What are your hopes for the Archdiocese of Dubuque in the future? For the Church?

When I started here, the very first thing I had to do was to go out and meet with musicians, deacons and priests about the revised edition of the Roman Missal. I remember going to Decorah. There were mostly musicians at this gathering and I looked around the room and saw all the grey hair.  I asked how many people had been serving the church at least 5 years or more, and a few people raised their hands. Then I asked about 10 years, 20 years and 50 years or more and still a few hands went up. I invited all to celebrate the years of ministry these people have been giving the Church and we clapped for them.  Many had tears in their eyes and mentioned that no one had ever thanked them for their dedication. At the end of the session that day, I asked them to look to the future. Current liturgical musicians are the foundation and now we need to recruit the next generation of liturgical musicians. We all need to be the “coach” on site in the parish.  So, my hope for the Archdiocese of Dubuque is that those involved in coordinating liturgy and doing liturgical music will continue to replace themselves as leaders and continue to invite young people to become lovers of the liturgy. I also hope that as a church, we continue to grow and work at the correct implementation of the RCIA and focus on the Sunday liturgy as the primary experience of formation in the faith. I hope that the Church of the Archdiocese of Dubuque continues its journey in the “full, conscious, and active participation” in the liturgy, so that everybody knows how important they are as they are formed into the Body and Christ.

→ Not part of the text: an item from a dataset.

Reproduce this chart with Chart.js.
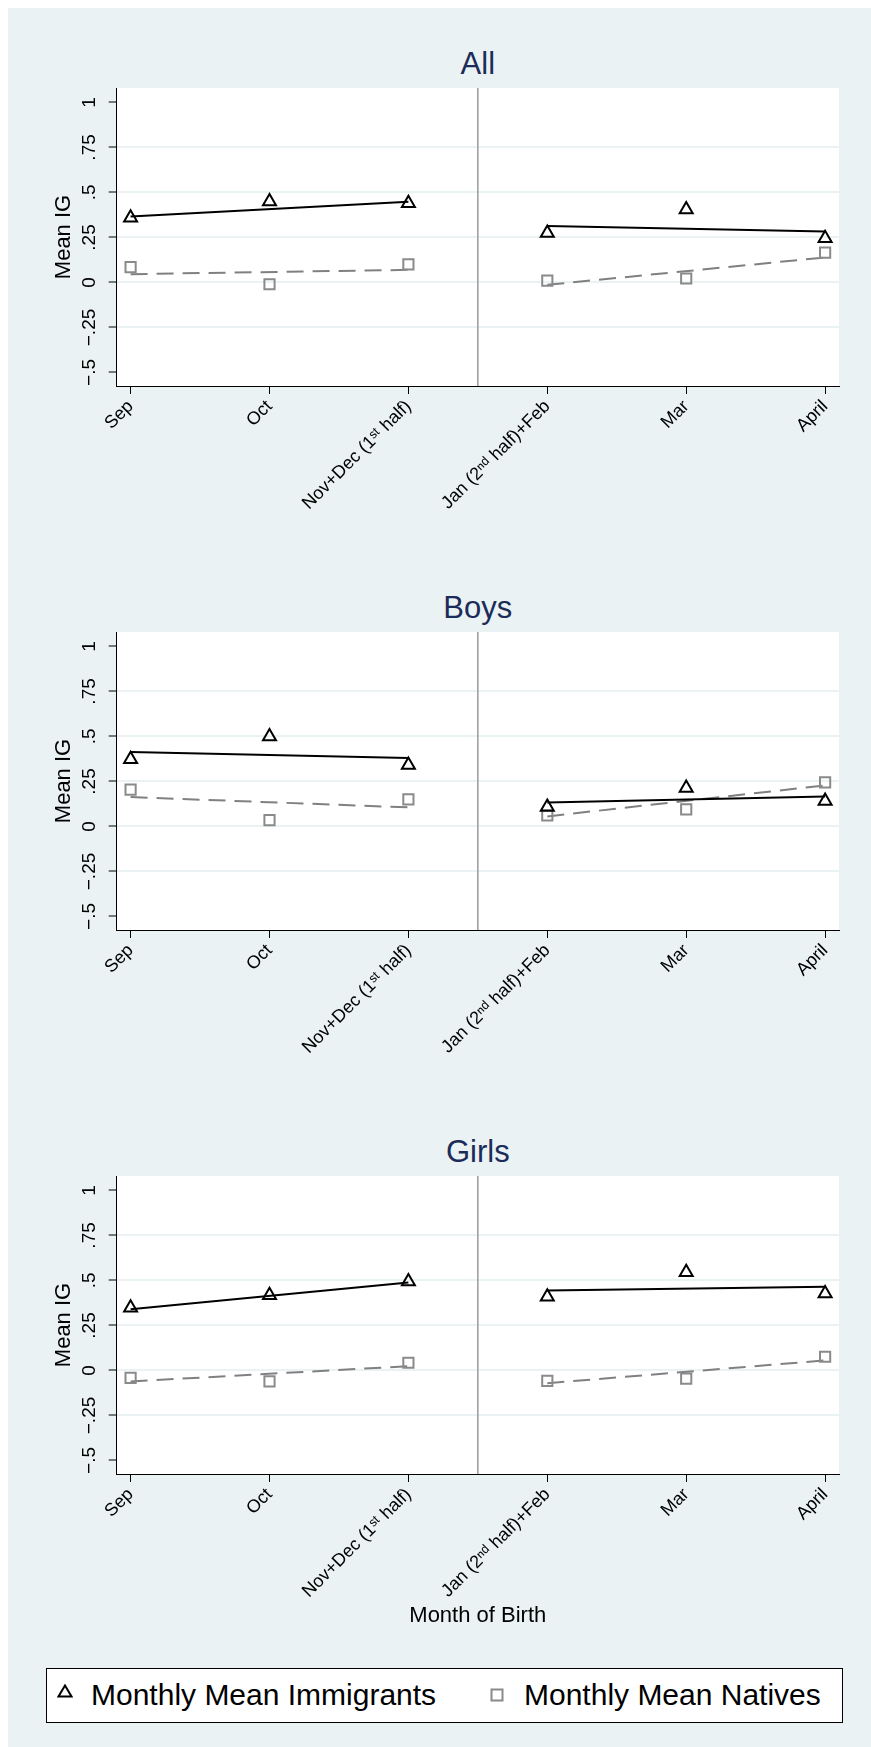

I hope the local Church will be liturgically focused, knowing that the Body of Christ is here and this is who we need to be for the world.

What will you be doing in your retirement?  Will you be involved in music or ministry?

I hope to continue to be involved at my new parish in Rapid City, SD.  I hope to “blend in” as much as I can however, the Vicar General in the diocese of Rapid City, has already heard that I’m moving out there and has asked me to be in touch!